The fact that most dementia remains incurable—including the cortical dementia of Alzheimer’s that continues as such a formidable threat to medicine and society—calls out for a new paradigm that may reveal new avenues to an effective response. Alzheimer’s as a white matter concept may stimulate such novel thinking, and can serve in a theoretical sense to broaden the clinician’s perspective in approaching dementia and its origins.

New hope for Alzheimer’s disease treatment

Historically, science hasn’t paid as much attention to our brain’s white matter as its gray matter.

We now know how important white matter is to our overall brain health and cognitive ability, as well as how declines in white matter structure are correlated with impairments in brain function. In the broadest sense, dementia must arise from dysfunction in or damage to neurons in the brain. However, the details of where, when and how the cognitive disturbance arises are crucial. Just as neuronal cell body pathology within gray matter is important, so is disease involving the segments of neurons within the white matter and their supporting structures.

Heightened consideration of the white matter as a specific therapeutic target raises many new possibilities for Alzheimer’s treatment.
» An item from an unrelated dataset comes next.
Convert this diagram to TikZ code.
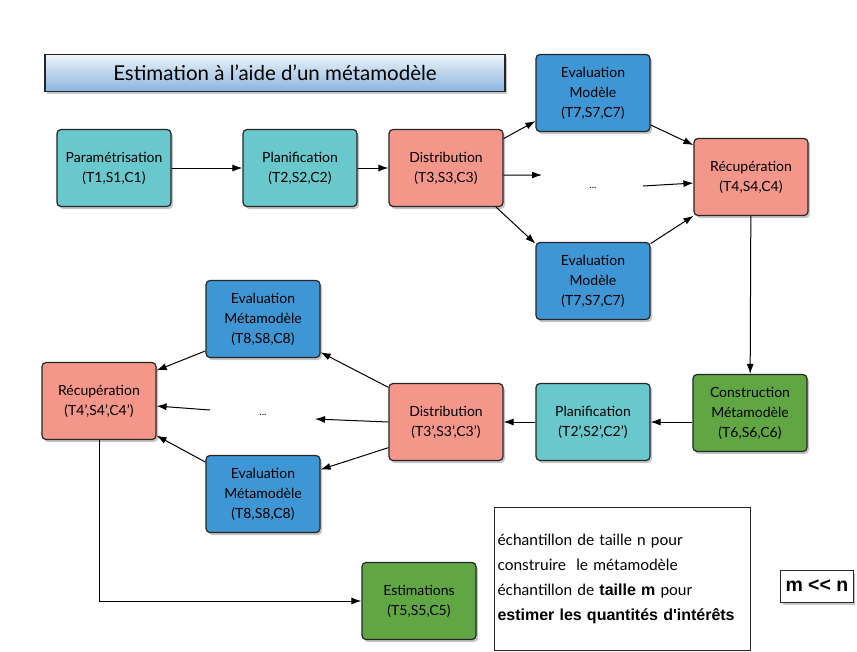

Emerging possibilities for the treatment of white matter disorders can help reduce the burden of dementia that results from long-term consequences of myelin damage or dysfunction. An adaptation and adjustment to focus on white matter abnormalities, rather than gray matter in Alzheimer’s patients, opens promising possibilities for the science community to develop effective treatments for Alzheimer’s patients and potentially take steps forward in identifying a possible cure.